Mind you, I'm not really trying to pin the blame on anyone here. I think this thing has been an unexpected development in American society. We really don't have a good way to grow young boys into men anymore. I don't really know what the solution is, either. I wish I did. There are a couple of things that I think will help. First and foremost, boys need role models, and men who aren't afraid of responsibility need to step up and meet the challenge. I've tried to do my part. I've been a mentor at the local junior high for three years. I like to think I've done a little good, but time will tell.

4 comments:

* (asterisk) said...

It's not just America, Matt; it's the West. The comfortable, affluent West.

But we've got a bit too comfortable.

And the East and Middle East are coming up to kick our asses -- in economy, as well as in preparing their men for the "real world", even if that "real world" is fighting a jihad. We're in big trouble...

Martha Elaine Belden said...

great post, dad!

and good point, asterisk.
i don't know men in the rest of the world because my meager travels have involved little to no contact with foreigners outside of those we were there to serve... of whom were mostly orphaned children (in both cases).

but it makes me sad to know it's not only happened here.

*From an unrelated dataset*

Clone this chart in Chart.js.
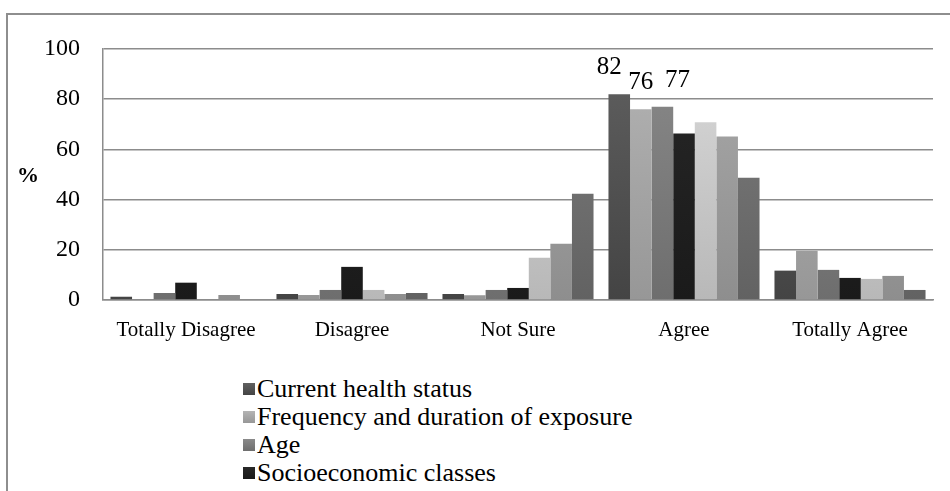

i'm sort of afraid to say it, but i do hope something will send us back in the other direction.

Anonymous said...

Doesn't history typically come full circle? I think there is hope someday we might swing back in the other direction. Over the last few years the focus has been switched for men and I think to some extent they have been sent mixed signals from not only their parents, but also women as the come into the world of relationships. As you said MD, they are not actually needed in their families and then they are thrown into a world that says on many levels women don't need them either. The rise of the Independent Woman has left many males confused as to what role they are meant to play. Although I don't wish for society to come full circle back to the idea of the demure, obedient woman, I do hope we can find a healthy happy medium.
Btw, Welcome to the world of Blogging. Glad you decided to join us!

martha's dad said...

I'd like to think history does run in circles, but I think this may be a new phenomenon. We've never seen a society where this many were this prosperous, where entire generations of males were simply not needed by their families (or their women, for that matter. Rome was fairly prosperous but it was built on the backs of millions of slaves. Western culture seems to have evolved into something entirely new. If it is to survive the coming onslaught from Islam et al, we must develop new ways to instill a sense of responsibility in our young men. I simply don't see it happening at this time. I'm afraid I'm not very optomistic about this.